Only the lines from the start of the data to the line containing "2550, 2575, 2600];", both included, should be output, exactly and without pictures.

▶ [STORED ROWS]:
-=-=-

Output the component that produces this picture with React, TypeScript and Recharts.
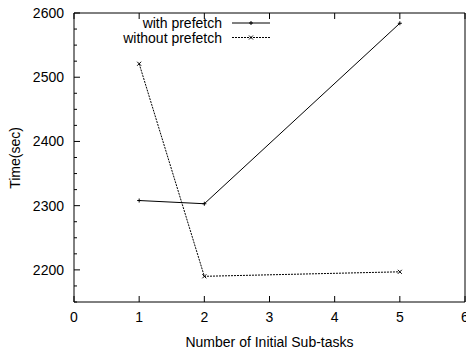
import React from 'react';
import { LineChart, Line, XAxis, YAxis } from 'recharts';

const subTasks = [1, 2, 5];
const withPrefetch = [2308, 2303, 2584];
const withoutPrefetch = [2521, 2190, 2197];
const xTicks = [0, 1, 2, 3, 4, 5, 6];
const yTicks = [2150, 2175, 2200, 2225, 2250, 2275, 2300, 2325, 2350, 2375, 2400, 2425, 2450, 2475, 2500, 2525, 2550, 2575, 2600];

const data = subTasks.map((n, i) => ({
  n,
  with: withPrefetch[i],
  without: withoutPrefetch[i],
}));

const FONT = '"Liberation Sans", Arial, sans-serif';
const TICK_GAP = 8;

const BottomTick = (props: any) => {
  const { x, y, payload } = props;
  const axisY = y - TICK_GAP;
  return (
    <g>
      <line x1={x} y1={axisY} x2={x} y2={axisY - 6} stroke="#000" />
      <text x={x} y={y + 12} textAnchor="middle" fontSize={14} fontFamily={FONT} fill="#000">
        {payload.value}
      </text>
    </g>
  );
};

const TopTick = (props: any) => {
  const { x, y } = props;
  const axisY = y + TICK_GAP;
  return <line x1={x} y1={axisY} x2={x} y2={axisY + 6} stroke="#000" />;
};

const LeftTick = (props: any) => {
  const { x, y, payload } = props;
  const axisX = x + TICK_GAP;
  const major = payload.value % 100 === 0;
  return (
    <g>
      <line x1={axisX} y1={y} x2={axisX + (major ? 6 : 3)} y2={y} stroke="#000" />
      {major && (
        <text x={axisX - 10} y={y + 5} textAnchor="end" fontSize={14} fontFamily={FONT} fill="#000">
          {payload.value}
        </text>
      )}
    </g>
  );
};

const RightTick = (props: any) => {
  const { x, y, payload } = props;
  const axisX = x - TICK_GAP;
  const major = payload.value % 100 === 0;
  return <line x1={axisX} y1={y} x2={axisX - (major ? 6 : 3)} y2={y} stroke="#000" />;
};

const PlusDot = (props: any) => {
  const { cx, cy } = props;
  return (
    <g stroke="#000" strokeWidth={1}>
      <line x1={cx - 2} y1={cy} x2={cx + 2} y2={cy} />
      <line x1={cx} y1={cy - 2} x2={cx} y2={cy + 2} />
    </g>
  );
};

const CrossDot = (props: any) => {
  const { cx, cy } = props;
  return (
    <g stroke="#000" strokeWidth={1}>
      <line x1={cx - 2} y1={cy - 2} x2={cx + 2} y2={cy + 2} />
      <line x1={cx - 2} y1={cy + 2} x2={cx + 2} y2={cy - 2} />
    </g>
  );
};

const legendRows = [
  { label: 'with prefetch', dash: undefined, Dot: PlusDot },
  { label: 'without prefetch', dash: '2 1', Dot: CrossDot },
];

// legend and y title drawn on top of the chart, gnuplot style
const Overlay = () => (
  <svg width={466} height={350} style={{ position: 'absolute', left: 0, top: 0, pointerEvents: 'none' }}>
    <text
      x={20}
      y={158}
      transform="rotate(-90 20 158)"
      textAnchor="middle"
      fontSize={14}
      fontFamily={FONT}
      fill="#000"
    >
      Time(sec)
    </text>
    {legendRows.map((r, i) => {
      const y = 23 + i * 14.5;
      return (
        <g key={r.label}>
          <text x={222} y={y + 5} textAnchor="end" fontSize={14} fontFamily={FONT} fill="#000">
            {r.label}
          </text>
          <line x1={232} y1={y} x2={270} y2={y} stroke="#000" strokeDasharray={r.dash} />
          <r.Dot cx={251} cy={y} />
        </g>
      );
    })}
  </svg>
);

export default function App() {
  return (
    <div style={{ position: 'absolute', left: 0, top: 0, width: 466, height: 350, background: '#fff' }}>
      <LineChart width={466} height={350} data={data} margin={{ top: 12, right: 0, bottom: 0, left: 0 }}>
        <XAxis
          xAxisId="bottom"
          dataKey="n"
          type="number"
          domain={[0, 6]}
          ticks={xTicks}
          interval={0}
          height={48}
          stroke="#000"
          tickLine={false}
          tickSize={0}
          tickMargin={TICK_GAP}
          tick={<BottomTick />}
          label={{ value: 'Number of Initial Sub-tasks', position: 'insideBottom', offset: 3, fontSize: 14, fontFamily: FONT, fill: '#000' }}
        />
        <XAxis
          xAxisId="top"
          orientation="top"
          dataKey="n"
          type="number"
          domain={[0, 6]}
          ticks={xTicks}
          interval={0}
          height={1}
          stroke="#000"
          tickLine={false}
          tickSize={0}
          tickMargin={TICK_GAP}
          tick={<TopTick />}
        />
        <YAxis
          yAxisId="left"
          type="number"
          domain={[2150, 2600]}
          ticks={yTicks}
          interval={0}
          width={74}
          stroke="#000"
          tickLine={false}
          tickSize={0}
          tickMargin={TICK_GAP}
          tick={<LeftTick />}
        />
        <YAxis
          yAxisId="right"
          orientation="right"
          type="number"
          domain={[2150, 2600]}
          ticks={yTicks}
          interval={0}
          width={1}
          stroke="#000"
          tickLine={false}
          tickSize={0}
          tickMargin={TICK_GAP}
          tick={<RightTick />}
        />
        <Line
          xAxisId="bottom"
          yAxisId="left"
          dataKey="with"
          name="with prefetch"
          stroke="#000"
          strokeWidth={1}
          dot={<PlusDot />}
          isAnimationActive={false}
        />
        <Line
          xAxisId="bottom"
          yAxisId="left"
          dataKey="without"
          name="without prefetch"
          stroke="#000"
          strokeWidth={1}
          strokeDasharray="2 1"
          dot={<CrossDot />}
          isAnimationActive={false}
        />
      </LineChart>
      <Overlay />
    </div>
  );
}
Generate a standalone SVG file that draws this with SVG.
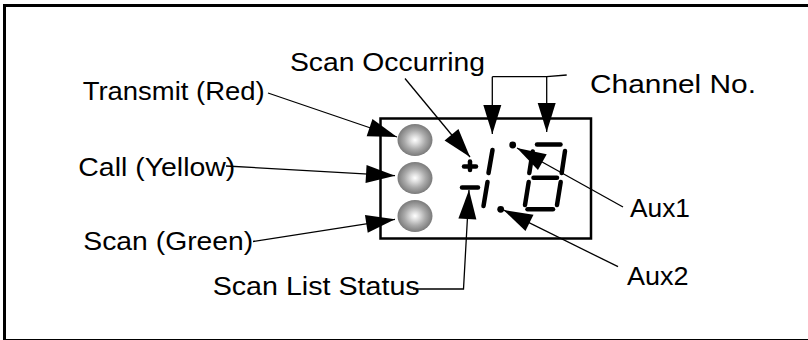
<svg xmlns="http://www.w3.org/2000/svg" width="808" height="340" viewBox="0 0 808 340">
<defs>
<style>
.lbl{font-family:"Liberation Sans",Arial,sans-serif;font-size:26px;fill:#000}
.con{fill:none;stroke:#000;stroke-width:1.3}
.seg{fill:none;stroke:#000;stroke-width:4.5;stroke-linecap:round}
.led{fill:url(#ledg)}
</style>
<radialGradient id="ledg" cx="50%" cy="50%" r="50%">
<stop offset="0" stop-color="#ffffff"/>
<stop offset="0.25" stop-color="#dedede"/>
<stop offset="0.6" stop-color="#aaaaaa"/>
<stop offset="1" stop-color="#7a7a7a"/>
</radialGradient>
<marker id="ah" markerUnits="userSpaceOnUse" viewBox="0 0 30 20" markerWidth="30" markerHeight="20" refX="29" refY="10" orient="auto" overflow="visible">
<path d="M0,1 L29,10 L0,19 z" fill="#000"/>
</marker>
</defs>
<rect x="4.5" y="5.5" width="806" height="335" fill="#fff" stroke="#000" stroke-width="3"/>
<g id="display">
<rect x="380.5" y="118.5" width="210.5" height="120" fill="#fff" stroke="#000" stroke-width="2.5"/>
<g id="led-transmit"><ellipse class="led" cx="415" cy="140" rx="17.5" ry="16"/></g>
<g id="led-call"><ellipse class="led" cx="415" cy="178" rx="17.5" ry="16"/></g>
<g id="led-scan"><ellipse class="led" cx="415" cy="216" rx="17.5" ry="16"/></g>
<g id="scan-list-sign">
<line class="seg" x1="464" y1="166.5" x2="476" y2="166.5"/>
<line class="seg" x1="470" y1="161.5" x2="470" y2="170"/>
<line class="seg" x1="462" y1="187.5" x2="478" y2="187.5"/>
</g>
<g id="digit1">
<line class="seg" x1="492.5" y1="150" x2="488.5" y2="173"/>
<line class="seg" x1="487.5" y1="182" x2="483.5" y2="206"/>
</g>
<g id="digit8">
<line class="seg" x1="537" y1="144.5" x2="560.5" y2="144.5"/>
<line class="seg" x1="532.7" y1="151.5" x2="529.3" y2="173"/>
<line class="seg" x1="565" y1="151" x2="561.7" y2="173"/>
<line class="seg" x1="533.5" y1="177.7" x2="557" y2="177.7"/>
<line class="seg" x1="528.7" y1="182" x2="525" y2="205"/>
<line class="seg" x1="560.7" y1="182" x2="557" y2="205"/>
<line class="seg" x1="527.5" y1="209.3" x2="553" y2="209.3"/>
</g>
<g id="aux1-dot"><circle cx="512.7" cy="145" r="3.4"/></g>
<g id="aux2-dot"><circle cx="500.7" cy="209.3" r="3.4"/></g>
</g>
<g id="connectors">
<line class="con" x1="268" y1="93" x2="397" y2="137" marker-end="url(#ah)"/>
<line class="con" x1="226" y1="166" x2="395" y2="175.7" marker-end="url(#ah)"/>
<line class="con" x1="253" y1="241.5" x2="395" y2="219.3" marker-end="url(#ah)"/>
<line class="con" x1="405" y1="78.5" x2="470" y2="157" marker-end="url(#ah)"/>
<polyline class="con" points="413,289 463.5,289 469,190" marker-end="url(#ah)"/>
<polyline class="con" points="566.7,75 546.7,76.7 492.3,76.7"/>
<line class="con" x1="492.3" y1="76.7" x2="492.3" y2="134" marker-end="url(#ah)"/>
<line class="con" x1="546.7" y1="76.7" x2="546.7" y2="132" marker-end="url(#ah)"/>
<line class="con" x1="623" y1="207" x2="517" y2="148" marker-end="url(#ah)"/>
<line class="con" x1="618" y1="266.7" x2="503.5" y2="210" marker-end="url(#ah)"/>
</g>
<g id="labels">
<text class="lbl" x="82.7" y="100" textLength="182" lengthAdjust="spacingAndGlyphs">Transmit (Red)</text>
<text class="lbl" x="78.3" y="175.5" textLength="157" lengthAdjust="spacingAndGlyphs">Call (Yellow)</text>
<text class="lbl" x="83.3" y="250" textLength="170" lengthAdjust="spacingAndGlyphs">Scan (Green)</text>
<text class="lbl" x="290" y="71" textLength="195" lengthAdjust="spacingAndGlyphs">Scan Occurring</text>
<text class="lbl" x="590" y="92.7" textLength="166" lengthAdjust="spacingAndGlyphs">Channel No.</text>
<text class="lbl" x="212.7" y="295" textLength="207" lengthAdjust="spacingAndGlyphs">Scan List Status</text>
<text class="lbl" x="630" y="216.7" textLength="60" lengthAdjust="spacingAndGlyphs">Aux1</text>
<text class="lbl" x="627" y="285" textLength="61.5" lengthAdjust="spacingAndGlyphs">Aux2</text>
</g>
</svg>
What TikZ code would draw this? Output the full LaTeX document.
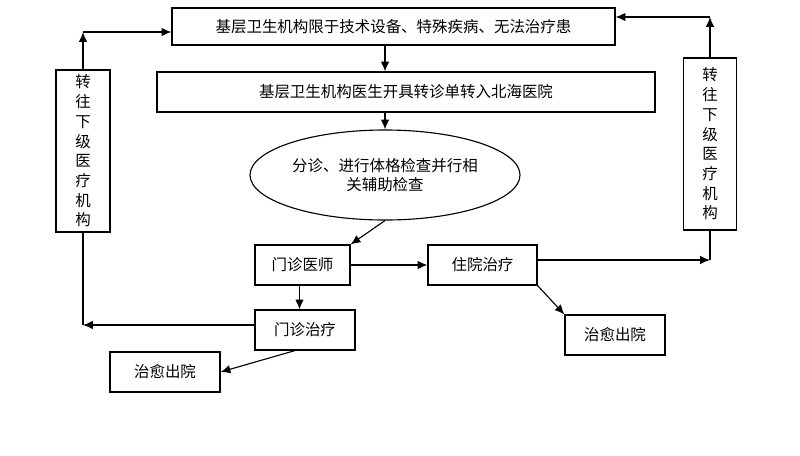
\documentclass[tikz,border=0pt]{standalone}
\usepackage{fontspec}
\setmainfont{Noto Sans CJK SC}
\usetikzlibrary{shapes.geometric,arrows.meta}
\tikzset{
  box/.style={draw, thick, inner sep=0pt, font=\fontsize{11}{14}\selectfont},
  flow/.style={thick, -{Latex[length=7pt,width=6pt]}},
  link/.style={thick}
}
\begin{document}
\begin{tikzpicture}[x=0.025cm, y=-0.025cm]
\useasboundingbox (0,0) rectangle (800,455);
% boxes (pixel coordinates)
\node[box, minimum width=443*0.025cm, minimum height=37*0.025cm, align=left] (top) at (393.5,26.5) {基层卫生机构限于技术设备、特殊疾病、无法治疗患};
\node[box, minimum width=498*0.025cm, minimum height=40*0.025cm] (ref) at (406,92) {基层卫生机构医生开具转诊单转入北海医院};
\node[box, ellipse, minimum width=270*0.025cm, minimum height=90*0.025cm, align=center] (tri) at (385,175) {分诊、进行体格检查并行相\\关辅助检查};
\node[box, minimum width=95*0.025cm, minimum height=40*0.025cm] (doc) at (302.5,265) {门诊医师};
\node[box, minimum width=109*0.025cm, minimum height=40*0.025cm] (inp) at (482.5,265) {住院治疗};
\node[box, minimum width=100*0.025cm, minimum height=40*0.025cm] (out) at (305,330) {门诊治疗};
\node[box, minimum width=110*0.025cm, minimum height=40*0.025cm] (cureL) at (165,372) {治愈出院};
\node[box, minimum width=100*0.025cm, minimum height=40*0.025cm] (cureR) at (615,335) {治愈出院};
\node[box, minimum width=54*0.025cm, minimum height=162*0.025cm, align=center] (down) at (83,151) {转\\往\\下\\级\\医\\疗\\机\\构};
\node[box, minimum width=53*0.025cm, minimum height=172*0.025cm, align=center] (up) at (710,144) {转\\往\\下\\级\\医\\疗\\机\\构};
% corners
\coordinate (c1) at (83,32);
\coordinate (c2) at (83,325);
\coordinate (c3) at (710,17);
\coordinate (c4) at (710,260);
\coordinate (m) at (385,0);
% connectors
\draw[flow] (m |- top.south) -- (m |- ref.north);
\draw[flow] (m |- ref.south) -- (tri.north);
\draw[flow] (tri.south) -- (doc.north east);
\draw[flow] (doc) -- (inp);
\draw[flow] (doc.south) ++(-3,0) coordinate (d1) -- (d1 |- out.north);
\draw[flow] (out.south) ++(-10,0) -- (cureL.east);
\draw[flow] (inp.south east) -- (cureR.north west);
\draw[flow] (out.west |- c2) -- (c2);
\draw[link] (c2) -- (down.south);
\draw[flow] (down.north) -- (c1);
\draw[flow] (c1) -- (top.west |- c1);
\draw[flow] (inp.east |- c4) -- (c4);
\draw[link] (c4) -- (up.south);
\draw[flow] (up.north) -- (c3);
\draw[flow] (c3) -- (top.east |- c3);
\end{tikzpicture}
\end{document}
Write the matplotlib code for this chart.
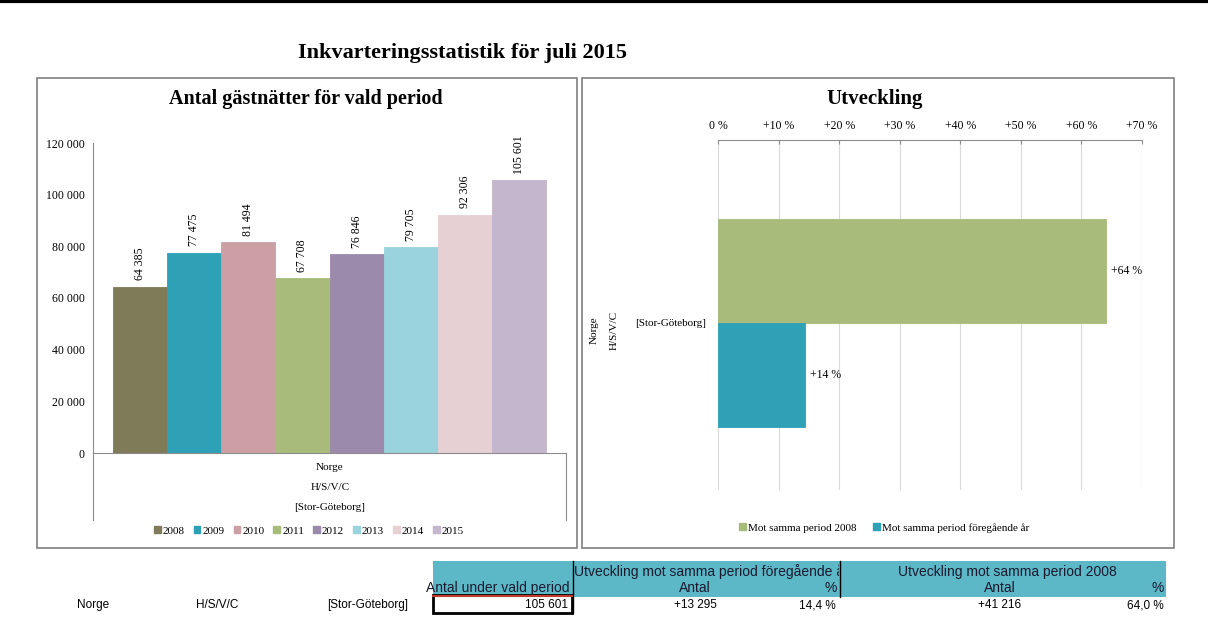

-=-=-

▶ [FINAL RESULT]:
Output the component that produces this picture with React, TypeScript and Recharts.
import React from 'react';
import { LineChart, Line, XAxis, YAxis } from 'recharts';

const subTasks = [1, 2, 5];
const withPrefetch = [2308, 2303, 2584];
const withoutPrefetch = [2521, 2190, 2197];
const xTicks = [0, 1, 2, 3, 4, 5, 6];
const yTicks = [2150, 2175, 2200, 2225, 2250, 2275, 2300, 2325, 2350, 2375, 2400, 2425, 2450, 2475, 2500, 2525, 2550, 2575, 2600];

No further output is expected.